Within only an hour of entering, as the sun started to rise, we were on our way to a viewing platform at one of the bigger waterholes when we spotted a couple of shapeless lumps at the foot of a termite mound.
To borrow a line from my pal Martyn Amey: sometimes the urge to sing ‘The Lion Sleeps Tonight‘ is just a whim away…
…a whim away…
…a whim away, a whim away…
We sat and watched these guys for almost 3 hours in the end, as the sun crept into the sky, around the termite mound and robbed them of their shade until they finally headed a couple of hundred yards further into the bush to find a cooler spot. They were keeping an eye on us as much as we were on them, but a lion is slightly too big to get through the gaps in a Land Rover’s doors.
I think Judith and Tamsin were starting to understand how our days can sometimes just fly by. Each of our drives was around 9 hours and, although it was pretty cold first thing in the morning, and stifling hot during the day (no A/C in the Landy), it was still a disappointment each time we left the park.
It was so hot that the few waterholes were jealously guarded…
However, size and numbers go a long way to making a waterhole your own private territory. Some of the streams of elephant that come down to drink can hardly contain their excitement and end up bowling in at a very brisk trot.
Once you’ve staked out your turf, it’s important that everyone knows it’s yours. Anything else that wants to disturb your drinking fun (like these beautiful male Kudu) need to be reminded who’s boss and will just have to wait their turn…
They look like harmless little balls of fluff – more like balls of steel. I don’t suppose they’d take on an elephant or a croc, however any time another bird (particularly another Grebe) encroaches on their patch of the pond, they instantly dive underwater and, racing like a torpedo under the surface to bob up alongside the intruder a split second later and start a major brawl. Hardly ‘Big Game’, but one of the most fascinating turf-wars in town.
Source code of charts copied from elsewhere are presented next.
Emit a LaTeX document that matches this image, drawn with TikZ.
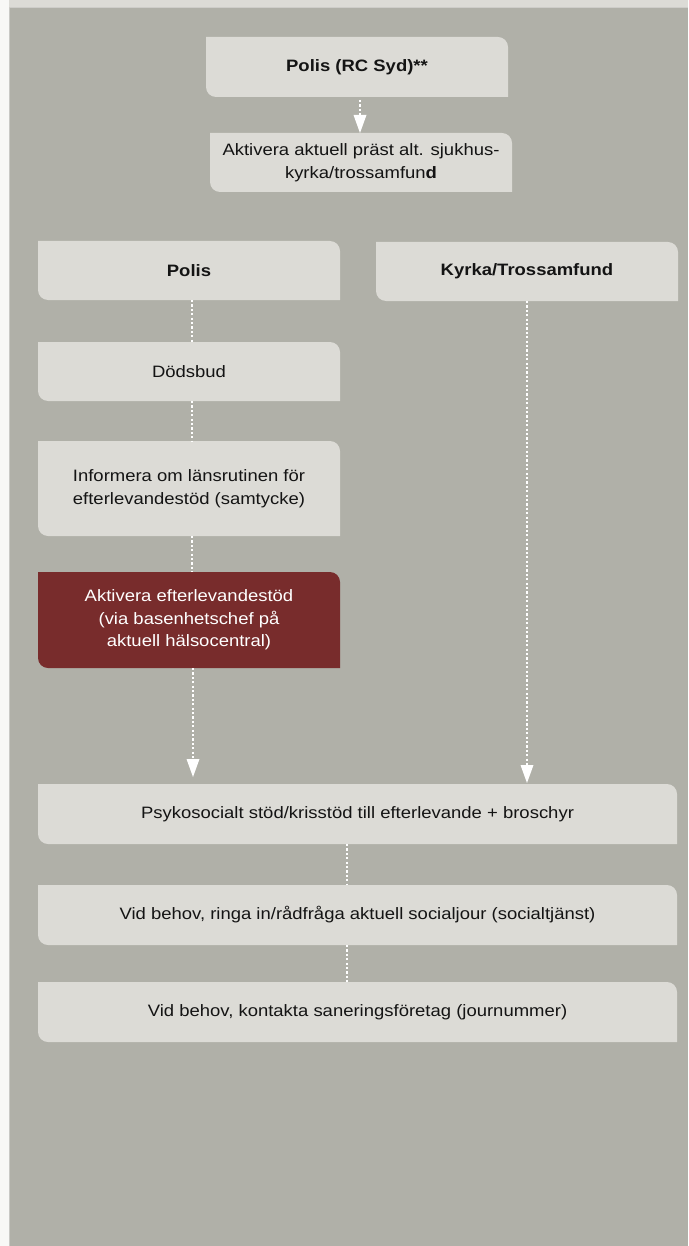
\documentclass[tikz,border=0pt]{standalone}
\usepackage{fontspec}
\setmainfont{Liberation Sans}[FakeStretch=1.12]
\usetikzlibrary{arrows.meta,backgrounds}
\definecolor{pagegray}{HTML}{B0B0A8}
\definecolor{boxgray}{HTML}{DCDBD6}
\definecolor{boxred}{HTML}{782C2C}
\definecolor{txt}{HTML}{141414}
\definecolor{striplight}{HTML}{F8F8F6}
\newcommand\rr{10pt}
\newcommand\leaffill[2]{\fill[#2] (#1.north west) -- ([xshift=-\rr]#1.north east) arc[start angle=90,end angle=0,radius=\rr] -- (#1.south east) -- ([xshift=\rr]#1.south west) arc[start angle=270,end angle=180,radius=\rr] -- cycle;}
\tikzset{
  x=1pt, y=1pt,
  box/.style={rectangle, inner sep=0pt, outer sep=0pt, align=center, text=txt,
    font=\fontsize{16.5}{22.5}\selectfont},
  narrowbox/.style={box, minimum width=302pt},
  widebox/.style={box, minimum width=639pt},
  dots/.style={draw=white, line width=2.4pt, dash pattern=on 2.2pt off 2.2pt},
  dotarrow/.style={dots, -{Triangle[width=13pt,length=18pt,line width=0pt,fill=white]}}
}
\begin{document}
\begin{tikzpicture}
\useasboundingbox (0,0) rectangle (688,-1246);
\begin{scope}[on background layer]
  \fill[pagegray] (0,0) rectangle (688,-1246);
  \fill[striplight] (0,0) rectangle (9,-1246);
  \draw[boxgray!80!gray, line width=0.8pt] (9,-7.5) -- (9,-1246);
  \fill[boxgray] (9,0) rectangle (688,-7.5);
  \draw[boxgray!85!gray, line width=0.8pt] (9,-7.5) -- (688,-7.5);
\end{scope}

\node[narrowbox, minimum height=60pt] (top) at (357,-67) {\bfseries Polis (RC Syd)**};
\node[narrowbox, minimum height=59pt] (act) at (361,-162.5) {Aktivera aktuell präst alt. sjukhus-\\kyrka/trossamfun\textbf{d}};
\node[narrowbox, minimum height=59pt] (polis) at (189,-270.5) {\bfseries Polis};
\node[narrowbox, minimum height=59pt] (kyrka) at (527,-271.5) {\bfseries Kyrka/Trossamfund};
\node[narrowbox, minimum height=59pt] (doed) at (189,-371.5) {Dödsbud};
\node[narrowbox, minimum height=95pt] (info) at (189,-488.5) {Informera om länsrutinen för\\efterlevandestöd (samtycke)};
\node[narrowbox, minimum height=96pt, text=white] (red) at (189,-620) {Aktivera efterlevandestöd\\(via basenhetschef på\\aktuell hälsocentral)};
\node[widebox, minimum height=60pt] (psy) at (357.5,-814) {Psykosocialt stöd/krisstöd till efterlevande + broschyr};
\node[widebox, minimum height=60pt] (vid1) at (357.5,-915) {Vid behov, ringa in/rådfråga aktuell socialjour (socialtjänst)};
\node[widebox, minimum height=60pt] (vid2) at (357.5,-1012) {Vid behov, kontakta saneringsföretag (journummer)};

\begin{scope}[on background layer]
  \leaffill{top}{boxgray}
  \leaffill{act}{boxgray}
  \leaffill{polis}{boxgray}
  \leaffill{kyrka}{boxgray}
  \leaffill{doed}{boxgray}
  \leaffill{info}{boxgray}
  \leaffill{red}{boxred}
  \leaffill{psy}{boxgray}
  \leaffill{vid1}{boxgray}
  \leaffill{vid2}{boxgray}
\end{scope}

\draw[dotarrow, shorten <=3pt] ([xshift=3pt]top.south) -- ([xshift=-1pt]act.north);
\draw[dots] ([xshift=3pt]polis.south) -- ([xshift=3pt]doed.north);
\draw[dots] ([xshift=3pt]doed.south) -- ([xshift=3pt]info.north);
\draw[dots] ([xshift=3pt]info.south) -- ([xshift=3pt]red.north);
\draw[dotarrow, shorten >=7pt] ([xshift=4pt]red.south) -- ([xshift=4pt]red.south |- psy.north);
\draw[dotarrow, shorten >=1pt] (kyrka.south) -- (kyrka.south |- psy.north);
\draw[dots] ([xshift=-10.5pt]psy.south) -- ([xshift=-10.5pt]vid1.north);
\draw[dots] ([xshift=-10.5pt]vid1.south) -- ([xshift=-10.5pt]vid2.north);
\end{tikzpicture}
\end{document}
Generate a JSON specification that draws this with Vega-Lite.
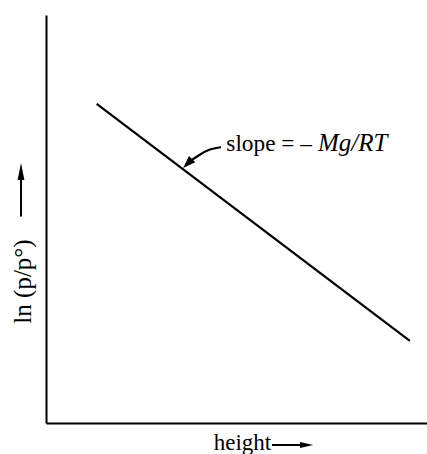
{
  "$schema": "https://vega.github.io/schema/vega-lite/v6.json",
  "autosize": "none",
  "width": 381,
  "height": 408,
  "padding": {"left": 46, "top": 15, "right": 0, "bottom": 31},
  "background": "white",
  "config": {"view": {"stroke": null}},
  "datasets": {
    "main": [{"x": 13.3, "y": 78.2}, {"x": 95.5, "y": 20.1}],
    "curve": [{"x": 45.9, "y": 67.6}, {"x": 43.0, "y": 67.2}, {"x": 40.2, "y": 65.7}, {"x": 37.8, "y": 64.2}, {"x": 36.8, "y": 63.4}],
    "tip": [{"x": 36.0, "y": 62.5}],
    "xarrow": [{"x": 59.3, "x2": 67.8, "y": -5.4}],
    "xtip": [{"x": 70.1, "y": -5.4}],
    "yarrow": [{"x": -6.56, "y": 50.6, "y2": 60.5}],
    "ytip": [{"x": -6.56, "y": 63.7}],
    "label1": [{"x": 69.8, "y": 66.7, "t": "slope = –"}],
    "label2": [{"x": 71.4, "y": 66.7, "t": "Mg/RT"}]
  },
  "encoding": {
    "x": {
      "field": "x", "type": "quantitative",
      "scale": {"domain": [0, 100], "nice": false, "zero": false},
      "axis": {
        "domain": true, "domainColor": "black", "domainWidth": 2,
        "ticks": false, "labels": false, "grid": false,
        "title": "height", "titleFont": "Liberation Serif", "titleFontSize": 23,
        "titleFontWeight": "normal", "titleColor": "black",
        "titleX": 196, "titleY": 26, "titleBaseline": "alphabetic", "titleAlign": "center", "titleAnchor": null
      }
    },
    "y": {
      "field": "y", "type": "quantitative",
      "scale": {"domain": [0, 100], "nice": false, "zero": false},
      "axis": {
        "domain": true, "domainColor": "black", "domainWidth": 2,
        "ticks": false, "labels": false, "grid": false,
        "title": "ln (p/p°)", "titleFont": "Liberation Serif", "titleFontSize": 25,
        "titleFontWeight": "normal", "titleColor": "black",
        "titleX": -16, "titleY": 266, "titleAngle": -90, "titleBaseline": "alphabetic", "titleAlign": "center", "titleAnchor": null
      }
    }
  },
  "layer": [
    {"data": {"name": "main"}, "mark": {"type": "line", "color": "black", "strokeWidth": 2.2}},
    {"data": {"name": "curve"}, "mark": {"type": "line", "color": "black", "strokeWidth": 2.2, "interpolate": "basis"}},
    {"data": {"name": "tip"}, "mark": {"type": "point", "shape": "M0,0L-0.7,2L0.7,2Z", "filled": true, "color": "black", "opacity": 1, "size": 160, "angle": 225}},
    {"data": {"name": "xarrow"}, "mark": {"type": "rule", "color": "black", "strokeWidth": 2}, "encoding": {"x2": {"field": "x2"}}},
    {"data": {"name": "xtip"}, "mark": {"type": "point", "shape": "M0,0L-0.45,2L0.45,2Z", "filled": true, "color": "black", "opacity": 1, "size": 170, "angle": 90}},
    {"data": {"name": "yarrow"}, "mark": {"type": "rule", "color": "black", "strokeWidth": 2}, "encoding": {"y2": {"field": "y2"}}},
    {"data": {"name": "ytip"}, "mark": {"type": "point", "shape": "M0,0L-0.4,2L0.4,2Z", "filled": true, "color": "black", "opacity": 1, "size": 289, "angle": 0}},
    {"data": {"name": "label1"}, "mark": {"type": "text", "font": "Liberation Serif", "fontSize": 23.3, "align": "right", "baseline": "alphabetic", "color": "black"}, "encoding": {"text": {"field": "t"}}},
    {"data": {"name": "label2"}, "mark": {"type": "text", "font": "Liberation Serif", "fontSize": 25, "fontStyle": "italic", "align": "left", "baseline": "alphabetic", "color": "black"}, "encoding": {"text": {"field": "t"}}}
  ]
}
Other animals are much more understated. Sheltering in the shade of a fallen tree, blending in beautifully with its colour scheme, we almost passed by this absolutely beautiful Black Backed Jackal.
I’d been a little concerned as we originally headed for Hwange. We’d met people a few months earlier who said they saw little game on their way through.
Maybe we were just lucky: each evening we jotted down the new species of animal or bird we’d seen (those that we could actually put a name to anyway) and came up with a list of almost 50. That seems pretty good to me.
But it’s the elephants that steal the show at Hwange and the viewing at Ivory Lodge is almost as good as that in the park itself.
No matter how many elephants we’ve seen, it’s still easy to let hours slip away watching them interact as family groups; posture as young, practicing, dominant males; protect their calves;
They may look like a great big grey blob, but even the texture of their skin is fascinatingly developed for the most flexible of movement. It’s easy to imagine that there really are 4,000 muscles in an elephant’s trunk…
Even their feet are amazing. They may look huge and clumsy, but they never make a sound when they walk. Their skin is so tough, yet so supple, sensitive and flexible that they are able to walk through dried leaves without you knowing they’re around. This girl could do with a pedicure though…
They can put on a huge burst of speed, but most of the time are content not to. They just potter about, day after day. Constantly eating, constantly moving (they don’t sleep, but nap standing up for 10 minutes at a time), doing everything at their own steady, continuous pace.